Однако назвать жизнь московской знати широкой значило бы значительно ее сузить. Упомянутый Вяземским дом Пашкова на Моховой так громаден, что до революции в нем располагался Румянцевский музей, а после – Библиотека имени Ленина (дом построили по приказу Петра Пашкова, всего лишь капитана гвардии, сына денщика императора Петра Великого. Кстати, именно с крыши этого дома смотрят на Москву Воланд и его свита в романе «Мастер и Маргарита»). Графы Разумовские жили в Москве как за городом: при их огромном доме был и парк, и купальни на реке Яуза. Тот же Английский клуб снимал особняк князей Гагариных, спроектированный знаменитым тогда архитектором Матвеем Казаковым. (То, как Московский Английский клуб 4 марта 1806 года устраивал прием в честь генерала Багратиона, героя кампании 1805 года, описано в романе Толстого «Война и мир». Здание, где происходил прием, пострадало в пожаре, но было восстановлено – сейчас это городская клиническая больница № 24 на Страстном бульваре). Богачи держали оранжереи, где даже в разгар зимы росли экзотические плоды – ананасы и персики.
«Последние две зимы перед нашествием французов были в Москве, как известно, особенно веселы», – писал современник. Знать и дворяне перепрыгивали с бала на бал. «Светская жизнь» начиналась в три часа пополудни зваными обедами и продолжалась до утра.
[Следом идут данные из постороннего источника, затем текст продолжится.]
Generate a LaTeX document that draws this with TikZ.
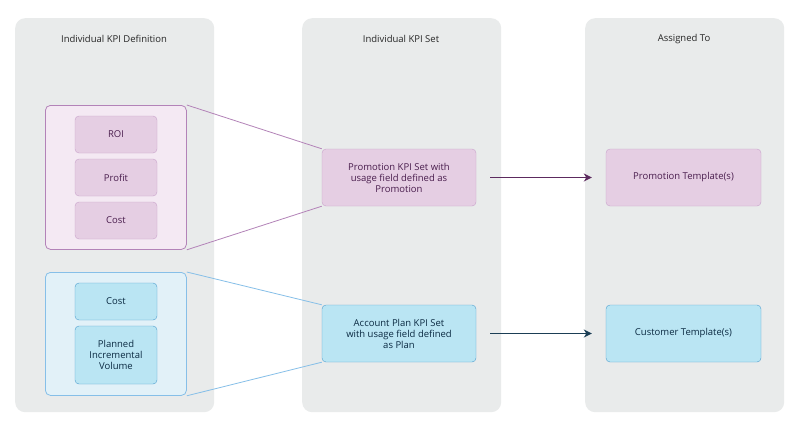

Как раз в Москву привезли мазурку, а заканчивали бал уже под утро греческим танцем, фигуры которого тут же на ходу придумывала первая пара. В 1810 году в Москве начал свою светскую карьеру 16-летний Петр Чаадаев, студент Московского университета, не пропускавший ни одного бала и заслуживший славу первого танцора Москвы. (В 1812 году он был уже офицер в лейб-гвардии Семеновском полку – кто бы мог подумать тогда, что он станет философом-пессимистом и к концу жизни официально будет объявлен сумасшедшим?).
Двери московских домов были открыты все для всех – в «Войне и мире» Толстого это хорошо показано на семействе Ростовых. Обедать усаживали даже незнакомых, а знакомые, не говоря уж о родственниках, пусть самых дальних, могли жить в доме на иждивении хозяев месяцы и годы.
Простой народ жил попроще, но не скучнее: народные гуляния сменяли одно другое, а главным было масленичное гуляние под Новицким предместьем. Балаганы с разными диковинками от карликов до великанов, театры (пьесы были в большинстве своем патриотические), разносчики, зазывалы – жизнь кипела. В моде была карусель, и еще неизвестно, кого – катающихся или зрителей – она развлекала больше: почти каждый «сеанс» кто-нибудь да вылетал со своего места к восторгу толпы!